■ Do this ■
Transcribe every line exactly and omit anything that is a picture.

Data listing
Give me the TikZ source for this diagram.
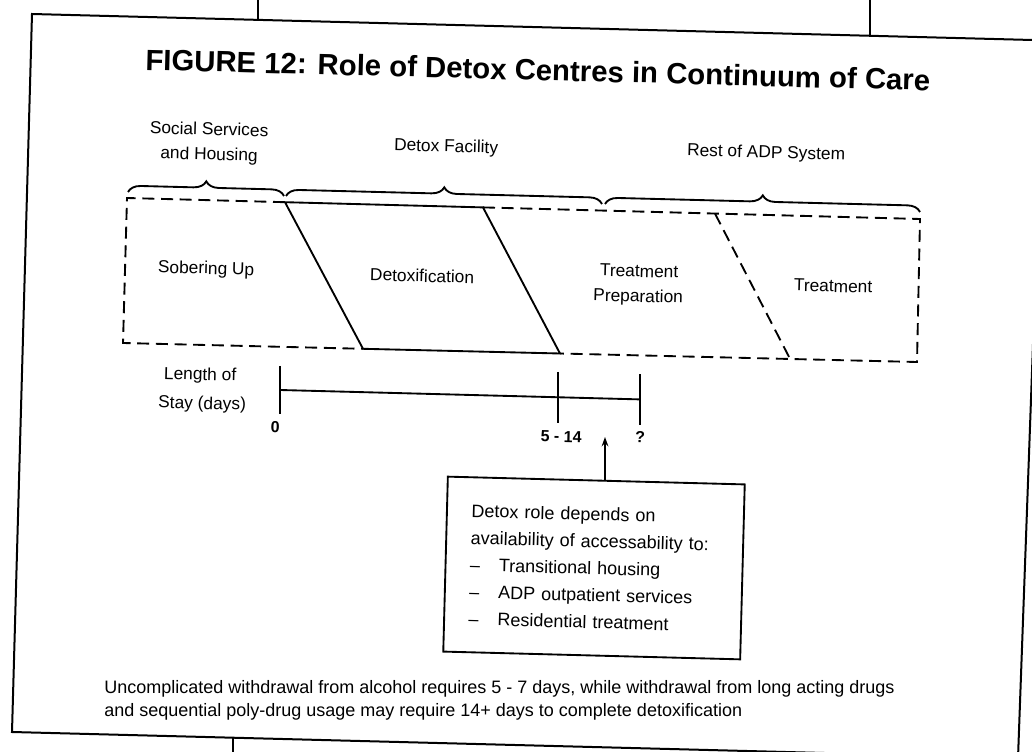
\documentclass[tikz,border=0pt]{standalone}
\usepackage{fontspec}
\setmainfont{Liberation Sans}
\usetikzlibrary{decorations.pathreplacing,arrows.meta}
\begin{document}
\begin{tikzpicture}[x=0.75pt,y=-0.75pt,
  tilt/.style={rotate=-1.5},
  lbl/.style={tilt, inner sep=0pt, anchor=base, font=\fontsize{13}{15}\selectfont},
  numlbl/.style={tilt, inner sep=0pt, anchor=base, font=\fontsize{12}{14}\selectfont\bfseries},
  note/.style={inner sep=0pt, anchor=north west, align=left, font=\fontsize{13.5}{17.25}\selectfont},
  framest/.style={line width=1.5pt},
  solidln/.style={line width=1.4pt},
  dashln/.style={line width=1.4pt, dash pattern=on 9pt off 5pt},
  bracest/.style={decorate, decoration={brace, amplitude=9.5pt}, line width=1.4pt},
  boxst/.style={draw, line width=1.4pt, tilt, minimum width=222.75pt, minimum height=131.25pt,
    text width=186pt, inner xsep=18pt, inner ysep=0pt, align=left,
    font=\fontsize{13.5}{20.25}\selectfont},
  arrowst/.style={line width=1.2pt, -{Stealth[length=7pt,width=5pt]}}
]
\useasboundingbox (0,0) rectangle (1032,752);
\clip (0,0) rectangle (1032,752);
\fill[white] (0,0) rectangle (1032,752);

% page frame
\coordinate (fTL) at (32,14);
\coordinate (fTR) at (1044,40.3);
\coordinate (fBR) at (1018,758);
\coordinate (fBL) at (12,732);
\draw[framest] (fTL) -- (fTR) -- (fBR) -- (fBL) -- cycle;
\draw[framest] (258,0) -- (258,19.9);
\draw[framest] (870,0) -- (870,35.8);
\draw[framest] (233,737.7) -- (233,752);

% title
\node[tilt, inner sep=0pt, anchor=base west, font=\fontsize{22}{26}\selectfont\bfseries] (title) at (145,70)
  {FIGURE 12: Role of Detox Centres in Continuum of Care};

% headings
\node[lbl] (ss1) at (209,135) {Social Services};
\node[lbl] (ss2) at (209,160) {and Housing};
\node[lbl] (df) at (446,152) {Detox Facility};
\node[lbl] (adp) at (766,158) {Rest of ADP System};

% braces
\draw[bracest] (128,192) -- (284,196);
\draw[bracest] (286,196) -- (602,204);
\draw[bracest] (605,204) -- (920,212);

% band
\coordinate (TL) at (127,198);
\coordinate (TR) at (920,219);
\coordinate (BR) at (917,362);
\coordinate (BL) at (123,343);
\coordinate (pTL) at (285,202.2);
\coordinate (pTR) at (483,207.4);
\coordinate (pBR) at (560,353.5);
\coordinate (pBL) at (363,348.8);
\coordinate (dT) at (715,213.6);
\coordinate (dB) at (790,358.8);

\draw[dashln] (pTL) -- (TL) -- (BL) -- (pBL);
\draw[dashln] (pTR) -- (TR) -- (BR) -- (pBR);
\draw[solidln] (pTL) -- (pTR) -- (pBR) -- (pBL) -- cycle;
\draw[dashln] (dT) -- (dB);

\node[lbl] (sob) at (206,274) {Sobering Up};
\node[lbl] (detox) at (422,282) {Detoxification};
\node[lbl] (tp1) at (639,277) {Treatment};
\node[lbl] (tp2) at (638,302) {Preparation};
\node[lbl] (tr) at (833,292) {Treatment};

% timeline
\node[lbl] (len1) at (200,380) {Length of};
\node[lbl] (len2) at (202,409) {Stay (days)};
\coordinate (t0) at (280,390);
\coordinate (t1) at (558,397.2);
\coordinate (t2) at (640,399.4);
\draw[solidln] (t0) -- (t2);
\draw[solidln] ([yshift=18]t0) -- ([yshift=-18]t0);
\draw[solidln] ([yshift=19]t1) -- ([yshift=-19]t1);
\draw[solidln] ([yshift=19]t2) -- ([yshift=-19]t2);
\node[numlbl] (n0) at (275,433) {0};
\node[numlbl] (n1) at (561,442) {5 - 14};
\node[numlbl] (n2) at (640,443) {?};

% note box
\node[boxst] (box) at (594,568) {Detox role depends on\\
availability of accessability to:\\
\makebox[21.75pt][l]{\textendash}Transitional housing\\
\makebox[21.75pt][l]{\textendash}ADP outpatient services\\
\makebox[21.75pt][l]{\textendash}Residential treatment};
\coordinate (tip) at (605,437);
\draw[arrowst] (box.north -| tip) -- (tip);

% footnote
\node[note] (fn) at (104,680) {Uncomplicated withdrawal from alcohol requires 5 - 7 days, while withdrawal from long acting drugs\\
and sequential poly-drug usage may require 14+ days to complete detoxification};
\end{tikzpicture}
\end{document}
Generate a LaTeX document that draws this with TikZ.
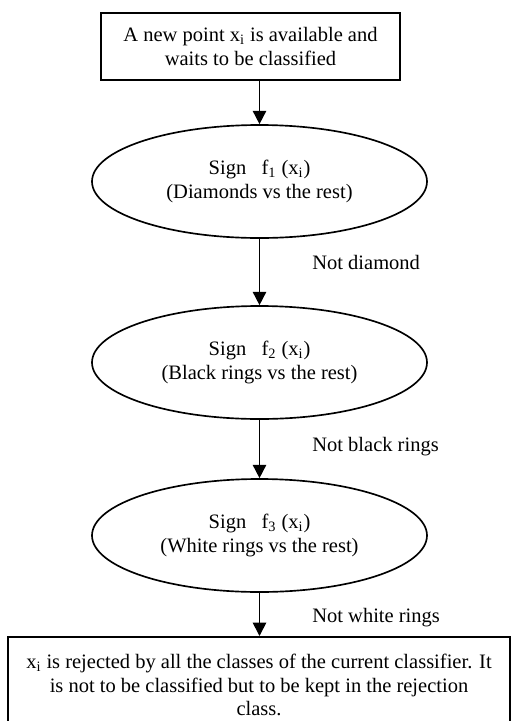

■ Complete response ■
Give me the TikZ source for this diagram.
\documentclass[tikz,border=0pt]{standalone}
\usepackage{fontspec}
\setmainfont{Liberation Sans}
\usetikzlibrary{decorations.pathreplacing,arrows.meta}
\begin{document}
\begin{tikzpicture}[x=0.75pt,y=-0.75pt,
  tilt/.style={rotate=-1.5},
  lbl/.style={tilt, inner sep=0pt, anchor=base, font=\fontsize{13}{15}\selectfont},
  numlbl/.style={tilt, inner sep=0pt, anchor=base, font=\fontsize{12}{14}\selectfont\bfseries},
  note/.style={inner sep=0pt, anchor=north west, align=left, font=\fontsize{13.5}{17.25}\selectfont},
  framest/.style={line width=1.5pt},
  solidln/.style={line width=1.4pt},
  dashln/.style={line width=1.4pt, dash pattern=on 9pt off 5pt},
  bracest/.style={decorate, decoration={brace, amplitude=9.5pt}, line width=1.4pt},
  boxst/.style={draw, line width=1.4pt, tilt, minimum width=222.75pt, minimum height=131.25pt,
    text width=186pt, inner xsep=18pt, inner ysep=0pt, align=left,
    font=\fontsize{13.5}{20.25}\selectfont},
  arrowst/.style={line width=1.2pt, -{Stealth[length=7pt,width=5pt]}}
]
\useasboundingbox (0,0) rectangle (1032,752);
\clip (0,0) rectangle (1032,752);
\fill[white] (0,0) rectangle (1032,752);

% page frame
\coordinate (fTL) at (32,14);
\coordinate (fTR) at (1044,40.3);
\coordinate (fBR) at (1018,758);
\coordinate (fBL) at (12,732);
\draw[framest] (fTL) -- (fTR) -- (fBR) -- (fBL) -- cycle;
\draw[framest] (258,0) -- (258,19.9);
\draw[framest] (870,0) -- (870,35.8);
\draw[framest] (233,737.7) -- (233,752);

% title
\node[tilt, inner sep=0pt, anchor=base west, font=\fontsize{22}{26}\selectfont\bfseries] (title) at (145,70)
  {FIGURE 12: Role of Detox Centres in Continuum of Care};

% headings
\node[lbl] (ss1) at (209,135) {Social Services};
\node[lbl] (ss2) at (209,160) {and Housing};
\node[lbl] (df) at (446,152) {Detox Facility};
\node[lbl] (adp) at (766,158) {Rest of ADP System};

% braces
\draw[bracest] (128,192) -- (284,196);
\draw[bracest] (286,196) -- (602,204);
\draw[bracest] (605,204) -- (920,212);

% band
\coordinate (TL) at (127,198);
\coordinate (TR) at (920,219);
\coordinate (BR) at (917,362);
\coordinate (BL) at (123,343);
\coordinate (pTL) at (285,202.2);
\coordinate (pTR) at (483,207.4);
\coordinate (pBR) at (560,353.5);
\coordinate (pBL) at (363,348.8);
\coordinate (dT) at (715,213.6);
\coordinate (dB) at (790,358.8);

\draw[dashln] (pTL) -- (TL) -- (BL) -- (pBL);
\draw[dashln] (pTR) -- (TR) -- (BR) -- (pBR);
\draw[solidln] (pTL) -- (pTR) -- (pBR) -- (pBL) -- cycle;
\draw[dashln] (dT) -- (dB);

\node[lbl] (sob) at (206,274) {Sobering Up};
\node[lbl] (detox) at (422,282) {Detoxification};
\node[lbl] (tp1) at (639,277) {Treatment};
\node[lbl] (tp2) at (638,302) {Preparation};
\node[lbl] (tr) at (833,292) {Treatment};

% timeline
\node[lbl] (len1) at (200,380) {Length of};
\node[lbl] (len2) at (202,409) {Stay (days)};
\coordinate (t0) at (280,390);
\coordinate (t1) at (558,397.2);
\coordinate (t2) at (640,399.4);
\draw[solidln] (t0) -- (t2);
\draw[solidln] ([yshift=18]t0) -- ([yshift=-18]t0);
\draw[solidln] ([yshift=19]t1) -- ([yshift=-19]t1);
\draw[solidln] ([yshift=19]t2) -- ([yshift=-19]t2);
\node[numlbl] (n0) at (275,433) {0};
\node[numlbl] (n1) at (561,442) {5 - 14};
\node[numlbl] (n2) at (640,443) {?};

% note box
\node[boxst] (box) at (594,568) {Detox role depends on\\
availability of accessability to:\\
\makebox[21.75pt][l]{\textendash}Transitional housing\\
\makebox[21.75pt][l]{\textendash}ADP outpatient services\\
\makebox[21.75pt][l]{\textendash}Residential treatment};
\coordinate (tip) at (605,437);
\draw[arrowst] (box.north -| tip) -- (tip);

% footnote
\node[note] (fn) at (104,680) {Uncomplicated withdrawal from alcohol requires 5 - 7 days, while withdrawal from long acting drugs\\
and sequential poly-drug usage may require 14+ days to complete detoxification};
\end{tikzpicture}
\end{document}
Generate a LaTeX document that draws this with TikZ.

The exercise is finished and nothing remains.